Saturday 7 December 2013

A change from the norm



It’s a strange Saturday. Usually I spend the morning getting dinner prepared. Often Saturday is our day for a weekend roast. However, today I’m not even cooking. The Fox is making Cider Chicken with Sweetcorn. I’ve not even got some potatoes to peel ready for this even as we are going to have Chinese egg noodles as an accompaniment for change.

We’re hoping to get over to Caton, just the other side of Lancaster, later this morning, as we’ve discovered there is a Farmers’ Market held there the first Saturday of the month. We still miss the one we used to go to in Morecambe. We’ve not found as good of source of meat & game since it closed. For a while we did think we’d found a butcher but that shop has since closed too.

I was bemused to here on the radio news this morning that the London airports are virtually at a standstill due to an IT hitch. Apparently the computer that sorts out the landings & take-offs has gone on to night timings instead of day ones. The repercussions are spreading throughout the world.

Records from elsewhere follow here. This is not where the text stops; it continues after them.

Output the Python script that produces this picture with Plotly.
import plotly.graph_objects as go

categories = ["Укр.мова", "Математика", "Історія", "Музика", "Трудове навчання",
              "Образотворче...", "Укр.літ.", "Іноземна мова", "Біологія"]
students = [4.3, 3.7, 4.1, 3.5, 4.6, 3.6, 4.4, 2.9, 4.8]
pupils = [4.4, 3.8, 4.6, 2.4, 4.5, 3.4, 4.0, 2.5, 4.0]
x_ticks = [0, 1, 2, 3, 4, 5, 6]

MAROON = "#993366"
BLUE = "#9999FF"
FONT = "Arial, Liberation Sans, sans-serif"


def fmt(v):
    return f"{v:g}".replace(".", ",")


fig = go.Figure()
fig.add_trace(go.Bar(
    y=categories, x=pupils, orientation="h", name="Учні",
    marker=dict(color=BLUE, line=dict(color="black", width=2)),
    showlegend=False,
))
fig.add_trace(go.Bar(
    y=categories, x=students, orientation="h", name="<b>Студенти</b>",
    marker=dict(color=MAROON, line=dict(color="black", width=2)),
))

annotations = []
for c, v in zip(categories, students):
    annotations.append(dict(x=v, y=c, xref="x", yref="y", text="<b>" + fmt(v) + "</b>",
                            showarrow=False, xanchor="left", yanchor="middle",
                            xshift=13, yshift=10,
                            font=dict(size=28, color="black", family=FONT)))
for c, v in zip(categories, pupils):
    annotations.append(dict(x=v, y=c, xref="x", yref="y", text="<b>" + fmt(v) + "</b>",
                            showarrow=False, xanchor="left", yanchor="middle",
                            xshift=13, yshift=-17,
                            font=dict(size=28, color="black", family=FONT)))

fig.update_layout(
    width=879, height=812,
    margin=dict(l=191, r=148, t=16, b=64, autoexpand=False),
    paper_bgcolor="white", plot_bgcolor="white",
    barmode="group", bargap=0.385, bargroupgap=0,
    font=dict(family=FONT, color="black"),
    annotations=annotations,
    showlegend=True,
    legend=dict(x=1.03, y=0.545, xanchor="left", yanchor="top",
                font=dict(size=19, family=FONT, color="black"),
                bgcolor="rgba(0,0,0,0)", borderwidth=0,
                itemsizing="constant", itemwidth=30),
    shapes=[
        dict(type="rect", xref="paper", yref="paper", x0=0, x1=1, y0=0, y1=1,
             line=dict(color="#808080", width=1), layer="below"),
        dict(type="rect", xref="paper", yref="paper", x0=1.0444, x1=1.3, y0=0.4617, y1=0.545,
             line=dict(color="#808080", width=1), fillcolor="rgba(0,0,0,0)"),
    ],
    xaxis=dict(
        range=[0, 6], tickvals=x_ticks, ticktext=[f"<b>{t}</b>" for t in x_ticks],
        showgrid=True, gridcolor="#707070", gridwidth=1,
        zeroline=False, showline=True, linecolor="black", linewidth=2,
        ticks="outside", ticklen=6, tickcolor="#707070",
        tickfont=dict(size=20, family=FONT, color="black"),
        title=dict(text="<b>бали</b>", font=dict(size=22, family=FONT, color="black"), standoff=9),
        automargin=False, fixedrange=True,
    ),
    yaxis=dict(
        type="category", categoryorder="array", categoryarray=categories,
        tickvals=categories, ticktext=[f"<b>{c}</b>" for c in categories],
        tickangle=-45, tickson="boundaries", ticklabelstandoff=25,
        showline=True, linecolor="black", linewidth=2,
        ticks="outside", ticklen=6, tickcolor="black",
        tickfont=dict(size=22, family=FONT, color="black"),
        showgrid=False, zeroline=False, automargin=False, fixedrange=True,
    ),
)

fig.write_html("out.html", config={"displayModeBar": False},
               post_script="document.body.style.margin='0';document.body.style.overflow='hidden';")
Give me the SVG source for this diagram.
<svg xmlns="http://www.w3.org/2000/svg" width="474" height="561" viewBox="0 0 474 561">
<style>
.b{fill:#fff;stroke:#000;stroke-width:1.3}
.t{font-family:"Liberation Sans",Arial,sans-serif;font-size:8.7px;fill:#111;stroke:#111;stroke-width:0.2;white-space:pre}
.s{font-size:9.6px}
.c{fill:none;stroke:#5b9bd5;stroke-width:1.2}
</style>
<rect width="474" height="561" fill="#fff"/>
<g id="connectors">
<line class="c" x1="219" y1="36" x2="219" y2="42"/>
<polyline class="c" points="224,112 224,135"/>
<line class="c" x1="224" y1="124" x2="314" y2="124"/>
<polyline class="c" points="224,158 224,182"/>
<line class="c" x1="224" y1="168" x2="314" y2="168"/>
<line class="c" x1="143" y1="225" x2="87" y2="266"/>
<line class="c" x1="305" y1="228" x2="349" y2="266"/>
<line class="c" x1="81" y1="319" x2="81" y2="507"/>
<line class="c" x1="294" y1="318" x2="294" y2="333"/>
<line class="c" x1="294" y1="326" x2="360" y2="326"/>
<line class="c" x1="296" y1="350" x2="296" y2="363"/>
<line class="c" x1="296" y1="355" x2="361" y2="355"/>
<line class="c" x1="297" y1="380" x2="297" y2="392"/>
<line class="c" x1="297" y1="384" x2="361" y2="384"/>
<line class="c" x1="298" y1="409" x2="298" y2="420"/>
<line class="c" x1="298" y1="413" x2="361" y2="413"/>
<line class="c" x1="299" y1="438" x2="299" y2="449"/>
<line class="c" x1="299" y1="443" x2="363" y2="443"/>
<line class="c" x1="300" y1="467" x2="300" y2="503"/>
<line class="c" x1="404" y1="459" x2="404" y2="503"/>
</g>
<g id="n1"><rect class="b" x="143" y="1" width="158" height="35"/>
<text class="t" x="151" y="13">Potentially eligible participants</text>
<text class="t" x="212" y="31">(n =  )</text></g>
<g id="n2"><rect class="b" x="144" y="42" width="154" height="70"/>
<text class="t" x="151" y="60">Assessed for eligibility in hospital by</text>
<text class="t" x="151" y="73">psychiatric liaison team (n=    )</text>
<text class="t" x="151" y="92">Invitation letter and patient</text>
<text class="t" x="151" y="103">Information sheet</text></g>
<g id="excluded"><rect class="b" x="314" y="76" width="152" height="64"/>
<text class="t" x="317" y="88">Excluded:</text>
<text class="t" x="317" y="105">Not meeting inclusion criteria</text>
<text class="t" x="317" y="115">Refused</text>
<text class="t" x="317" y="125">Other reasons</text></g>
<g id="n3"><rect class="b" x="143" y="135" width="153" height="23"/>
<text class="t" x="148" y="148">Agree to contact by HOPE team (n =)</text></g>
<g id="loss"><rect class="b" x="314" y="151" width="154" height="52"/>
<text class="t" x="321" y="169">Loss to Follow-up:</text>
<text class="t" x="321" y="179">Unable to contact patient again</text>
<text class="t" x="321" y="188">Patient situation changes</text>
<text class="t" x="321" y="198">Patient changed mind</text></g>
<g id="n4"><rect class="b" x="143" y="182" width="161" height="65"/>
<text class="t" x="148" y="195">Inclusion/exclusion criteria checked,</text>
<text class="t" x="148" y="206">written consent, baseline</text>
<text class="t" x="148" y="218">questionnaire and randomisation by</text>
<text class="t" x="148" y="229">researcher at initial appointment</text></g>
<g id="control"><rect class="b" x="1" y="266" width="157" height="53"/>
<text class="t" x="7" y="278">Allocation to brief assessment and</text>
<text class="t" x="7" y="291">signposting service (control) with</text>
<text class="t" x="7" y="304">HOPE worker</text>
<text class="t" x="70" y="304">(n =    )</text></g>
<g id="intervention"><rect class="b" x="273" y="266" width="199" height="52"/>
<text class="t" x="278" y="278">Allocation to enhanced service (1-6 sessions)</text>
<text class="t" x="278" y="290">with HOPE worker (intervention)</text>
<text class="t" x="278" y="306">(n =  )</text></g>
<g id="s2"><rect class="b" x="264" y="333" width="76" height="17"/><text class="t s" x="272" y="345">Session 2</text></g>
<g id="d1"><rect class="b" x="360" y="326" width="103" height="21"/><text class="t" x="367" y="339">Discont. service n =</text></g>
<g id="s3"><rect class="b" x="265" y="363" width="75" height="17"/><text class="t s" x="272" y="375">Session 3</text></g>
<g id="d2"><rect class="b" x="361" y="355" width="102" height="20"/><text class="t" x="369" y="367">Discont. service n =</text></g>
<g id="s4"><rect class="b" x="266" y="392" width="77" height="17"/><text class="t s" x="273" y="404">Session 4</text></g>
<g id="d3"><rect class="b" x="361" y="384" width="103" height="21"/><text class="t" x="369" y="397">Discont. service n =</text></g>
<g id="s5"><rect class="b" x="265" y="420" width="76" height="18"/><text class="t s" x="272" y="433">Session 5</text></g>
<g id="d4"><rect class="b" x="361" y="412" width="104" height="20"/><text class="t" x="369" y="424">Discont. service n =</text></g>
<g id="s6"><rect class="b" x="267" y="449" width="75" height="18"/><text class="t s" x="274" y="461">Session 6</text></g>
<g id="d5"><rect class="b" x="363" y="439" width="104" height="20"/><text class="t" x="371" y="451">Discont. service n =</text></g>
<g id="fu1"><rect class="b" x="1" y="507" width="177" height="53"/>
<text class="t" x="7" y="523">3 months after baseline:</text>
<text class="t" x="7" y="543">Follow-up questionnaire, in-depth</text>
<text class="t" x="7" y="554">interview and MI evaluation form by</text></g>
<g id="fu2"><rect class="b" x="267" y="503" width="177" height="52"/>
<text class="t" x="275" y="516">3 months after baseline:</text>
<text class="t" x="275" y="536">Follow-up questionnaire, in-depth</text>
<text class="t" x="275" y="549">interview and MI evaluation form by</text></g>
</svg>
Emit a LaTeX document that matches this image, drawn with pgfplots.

When one person was asked why they couldn’t go back to the old strips of paper manual method, it was pointed out that nowadays they have been become so dependent on computers that most air space controllers have never been trained in such old fashioned methods. I recall an episode in the television programme, “NCIS”, when power was lost. The older Jethro was in his element doing without a computer. The younger members of his team were at a complete loss when they had to find out info from paper files etc.

I sometimes think the modern world would ground to a standstill if something made all computers cease to function. Maybe I’m just feeling a bit sensitive on the matter as we still haven’t got around to sorting out our new desktop computer. We’ve decided to wait for the New Year sales. Meanwhile we’re managing on this one laptop, which isn’t attached to a printer or scanner, & we’re not even sure it has the software to run such extras. Still, I’m of an age where I’ve not forgotten how to do things manually. In some ways I prefer to do them that way. I much prefer the handwritten personal letter, even if the handwriting needs a degree in deciphering! We’ve had one of those already, in a Christmas card.